Gbase8a MPP Cluster产品介绍以及安装部署
南大通用GBase8a MPP Cluster介绍以及安装部署
Gbase8a集群管理工具-gcadmin
gcadmin工具是专门为DBA管理员提供的用于对集群进行管理和监控的工具软件。随GBase 8a数据库一起安装,部署在gcware/bin目录中。

查看版本:
[gbase@node1 ~]$ gcadmin -V
gcadmin 9.5 build 509af275af
查看帮助信息:
[gbase@node1 ~]$ gcadmin --help
Usage: gcadmin <command> [arg1[, arg2...]]
1. gcadmin distribution <gcChangeInfo.xml> <p num> [d num] [extension] [pattern 1|2]
[db_user user_name] [db_pwd password] [dba_os_password password]
[vc vc_name] : generate distribution, db_user and db_pwd shall input
if database password changed and new distribution data nodes
more than old distribution
2. gcadmin rmdistribution [ID] [vc vc_name] : remove distribution from vc
3. gcadmin addnodes gcChangeInfo.xml [vc_name | single_vc_add_to_rc] : add nodes to cluster or vc, parameter [single_vc_add_to_rc] used for single vc mode add nodes to root cluster
4. gcadmin rmnodes gcChangeInfo.xml [vc_name | single_vc_rm_to_rc] : remove nodes from cluster or vc, parameter [single_vc_rm_to_rc] used for single vc mode remove nodes from default vc to root cluster
5. gcadmin showdistribution [node | f] [vc vc_name] : show cluster distribution, or segments on nodes when
use parameter [node],
[vc vc_name] is unnecessary if only one vc
6. gcadmin switchmode <mode> [vc vc_name | coordinator] : switch cluster mode, mode take value in
[ normal | readonly | recovery ],
[vc vc_name] is unnecessary if only one vc
7. gcadmin showlock [f] : show current cluster lock information,
include lock name, lock owner ip address, etc
8. gcadmin showddlevent [detail] [<tablename segname nodeip> | <tablename nodeip> | <max_fevent_num>]
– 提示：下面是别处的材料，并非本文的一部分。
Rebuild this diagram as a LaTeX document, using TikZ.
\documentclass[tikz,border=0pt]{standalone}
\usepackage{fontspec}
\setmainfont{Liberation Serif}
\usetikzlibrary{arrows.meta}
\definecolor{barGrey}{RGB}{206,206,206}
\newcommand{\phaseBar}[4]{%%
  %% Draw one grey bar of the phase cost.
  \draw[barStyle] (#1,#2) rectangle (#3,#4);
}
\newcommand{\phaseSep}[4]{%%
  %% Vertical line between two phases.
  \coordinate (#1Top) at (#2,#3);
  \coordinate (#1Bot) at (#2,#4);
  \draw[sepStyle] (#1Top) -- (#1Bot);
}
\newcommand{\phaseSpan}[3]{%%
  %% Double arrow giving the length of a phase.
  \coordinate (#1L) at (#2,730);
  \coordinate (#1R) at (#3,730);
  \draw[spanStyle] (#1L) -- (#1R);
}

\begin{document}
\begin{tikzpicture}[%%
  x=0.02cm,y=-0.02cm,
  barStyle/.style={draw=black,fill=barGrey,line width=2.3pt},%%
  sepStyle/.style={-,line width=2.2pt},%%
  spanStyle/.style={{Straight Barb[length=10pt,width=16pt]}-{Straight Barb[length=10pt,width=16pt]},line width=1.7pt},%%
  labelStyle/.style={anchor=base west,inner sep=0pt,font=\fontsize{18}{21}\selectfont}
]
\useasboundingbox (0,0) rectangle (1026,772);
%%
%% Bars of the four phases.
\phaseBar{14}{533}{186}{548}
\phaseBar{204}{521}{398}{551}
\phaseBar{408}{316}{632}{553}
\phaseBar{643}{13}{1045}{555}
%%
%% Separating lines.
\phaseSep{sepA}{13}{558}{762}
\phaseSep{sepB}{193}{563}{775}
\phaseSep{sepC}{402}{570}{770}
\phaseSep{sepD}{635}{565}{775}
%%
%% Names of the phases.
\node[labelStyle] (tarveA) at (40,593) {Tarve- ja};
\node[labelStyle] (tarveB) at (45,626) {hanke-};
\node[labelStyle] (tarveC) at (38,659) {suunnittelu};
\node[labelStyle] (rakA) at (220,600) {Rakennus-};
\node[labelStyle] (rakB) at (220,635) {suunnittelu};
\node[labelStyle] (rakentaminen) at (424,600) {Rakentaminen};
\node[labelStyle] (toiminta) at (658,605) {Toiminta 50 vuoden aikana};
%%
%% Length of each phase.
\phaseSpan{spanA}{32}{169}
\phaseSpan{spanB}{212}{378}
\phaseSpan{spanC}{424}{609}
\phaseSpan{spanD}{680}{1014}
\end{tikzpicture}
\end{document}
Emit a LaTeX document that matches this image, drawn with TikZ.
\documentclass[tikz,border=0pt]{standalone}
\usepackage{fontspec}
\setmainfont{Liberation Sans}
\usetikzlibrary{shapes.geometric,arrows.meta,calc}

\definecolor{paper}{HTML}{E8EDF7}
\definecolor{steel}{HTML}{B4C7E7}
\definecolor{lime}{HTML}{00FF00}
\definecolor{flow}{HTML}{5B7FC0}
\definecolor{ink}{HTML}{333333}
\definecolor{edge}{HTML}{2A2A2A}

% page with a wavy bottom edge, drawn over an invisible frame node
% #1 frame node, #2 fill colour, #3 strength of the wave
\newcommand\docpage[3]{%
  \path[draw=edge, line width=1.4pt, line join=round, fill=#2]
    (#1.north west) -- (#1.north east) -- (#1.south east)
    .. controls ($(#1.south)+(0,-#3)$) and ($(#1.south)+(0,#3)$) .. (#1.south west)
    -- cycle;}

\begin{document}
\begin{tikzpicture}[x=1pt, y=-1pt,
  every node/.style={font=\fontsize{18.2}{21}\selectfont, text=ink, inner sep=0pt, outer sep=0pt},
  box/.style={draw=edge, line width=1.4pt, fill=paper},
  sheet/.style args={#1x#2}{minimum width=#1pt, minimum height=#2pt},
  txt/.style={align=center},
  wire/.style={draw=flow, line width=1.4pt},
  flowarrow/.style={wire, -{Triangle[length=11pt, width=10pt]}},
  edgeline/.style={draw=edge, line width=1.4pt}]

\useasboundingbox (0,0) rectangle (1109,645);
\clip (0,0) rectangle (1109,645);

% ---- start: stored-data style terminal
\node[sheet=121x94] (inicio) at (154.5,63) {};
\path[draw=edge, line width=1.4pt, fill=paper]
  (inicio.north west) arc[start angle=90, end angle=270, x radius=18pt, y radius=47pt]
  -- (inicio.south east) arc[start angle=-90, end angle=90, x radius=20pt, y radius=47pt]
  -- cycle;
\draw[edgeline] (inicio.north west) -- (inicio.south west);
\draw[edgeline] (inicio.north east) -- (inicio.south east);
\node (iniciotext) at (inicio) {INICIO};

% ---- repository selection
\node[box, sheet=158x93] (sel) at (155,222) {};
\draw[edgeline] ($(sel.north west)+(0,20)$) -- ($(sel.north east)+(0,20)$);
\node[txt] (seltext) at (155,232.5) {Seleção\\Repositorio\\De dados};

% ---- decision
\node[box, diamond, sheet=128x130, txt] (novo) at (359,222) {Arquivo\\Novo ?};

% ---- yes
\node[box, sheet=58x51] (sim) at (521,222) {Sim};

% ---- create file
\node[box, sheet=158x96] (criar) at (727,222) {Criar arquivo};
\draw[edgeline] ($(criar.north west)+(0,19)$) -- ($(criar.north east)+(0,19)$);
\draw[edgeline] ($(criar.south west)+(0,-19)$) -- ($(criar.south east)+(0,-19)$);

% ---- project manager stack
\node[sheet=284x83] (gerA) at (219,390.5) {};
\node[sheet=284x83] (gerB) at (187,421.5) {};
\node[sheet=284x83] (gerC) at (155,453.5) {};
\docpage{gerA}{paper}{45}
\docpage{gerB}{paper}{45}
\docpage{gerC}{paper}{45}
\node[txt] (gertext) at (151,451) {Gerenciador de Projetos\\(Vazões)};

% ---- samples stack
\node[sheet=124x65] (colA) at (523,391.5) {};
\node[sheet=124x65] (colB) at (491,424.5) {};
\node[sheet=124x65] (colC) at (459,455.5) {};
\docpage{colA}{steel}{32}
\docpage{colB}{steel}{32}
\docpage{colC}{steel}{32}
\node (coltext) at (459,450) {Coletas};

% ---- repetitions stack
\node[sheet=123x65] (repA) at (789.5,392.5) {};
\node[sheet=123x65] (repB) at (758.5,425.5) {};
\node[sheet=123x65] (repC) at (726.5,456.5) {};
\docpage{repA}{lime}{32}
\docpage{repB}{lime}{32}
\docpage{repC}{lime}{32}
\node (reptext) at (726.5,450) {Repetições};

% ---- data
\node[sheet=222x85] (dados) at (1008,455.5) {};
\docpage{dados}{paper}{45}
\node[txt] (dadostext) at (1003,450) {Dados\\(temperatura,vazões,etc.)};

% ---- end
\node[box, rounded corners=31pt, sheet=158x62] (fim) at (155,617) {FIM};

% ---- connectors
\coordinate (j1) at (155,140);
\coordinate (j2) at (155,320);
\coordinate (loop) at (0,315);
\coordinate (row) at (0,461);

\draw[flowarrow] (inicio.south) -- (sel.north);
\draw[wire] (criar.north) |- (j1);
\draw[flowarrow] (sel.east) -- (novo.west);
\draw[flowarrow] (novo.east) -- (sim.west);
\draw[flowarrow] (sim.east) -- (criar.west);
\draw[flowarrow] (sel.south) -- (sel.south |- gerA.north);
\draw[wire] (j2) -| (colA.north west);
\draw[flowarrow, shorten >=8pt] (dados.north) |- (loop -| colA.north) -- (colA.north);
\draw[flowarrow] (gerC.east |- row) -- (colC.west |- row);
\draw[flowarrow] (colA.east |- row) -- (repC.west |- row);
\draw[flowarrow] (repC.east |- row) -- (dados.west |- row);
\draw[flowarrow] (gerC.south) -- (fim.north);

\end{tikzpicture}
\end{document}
[f] [vc vc_name] : show cluster ddl fail event,
replicated table segname is [n0],
[vc vc_name] is unnecessary if only one vc
9. gcadmin showdmlevent [detail] [<tablename segname nodeip> | <max_fevent_num>] [f] [vc vc_name] : show current cluster dml fail event, replicated table segname is [n0],
[vc vc_name] is unnecessary if only one vc
10. gcadmin showdmlstorageevent [detail] [[table_id segname nodeip] | <max_fevent_num>] [f] [vc vc_name] : show current cluster dml storage fail event,
replicated table segname is [n0],
[vc vc_name] is unnecessary if only one vc
11. gcadmin showcluster [c | vc vcname] [d] [g] [f] [nrt] : show vc or cluster information, include all nodes,
cluster state and cluster node information
12. gcadmin getdistribution <ID> <distribution_info.xml> [vc vc_name] : get distribution information
13. gcadmin setnodestate ip <state> : set one node state,state take value in: failure unavailable normal
14. gcadmin showfailover [f] : show failover information
15. gcadmin showfailoverdetail <commitId> [xml_file_name] : write failover information to file [xml_file_name]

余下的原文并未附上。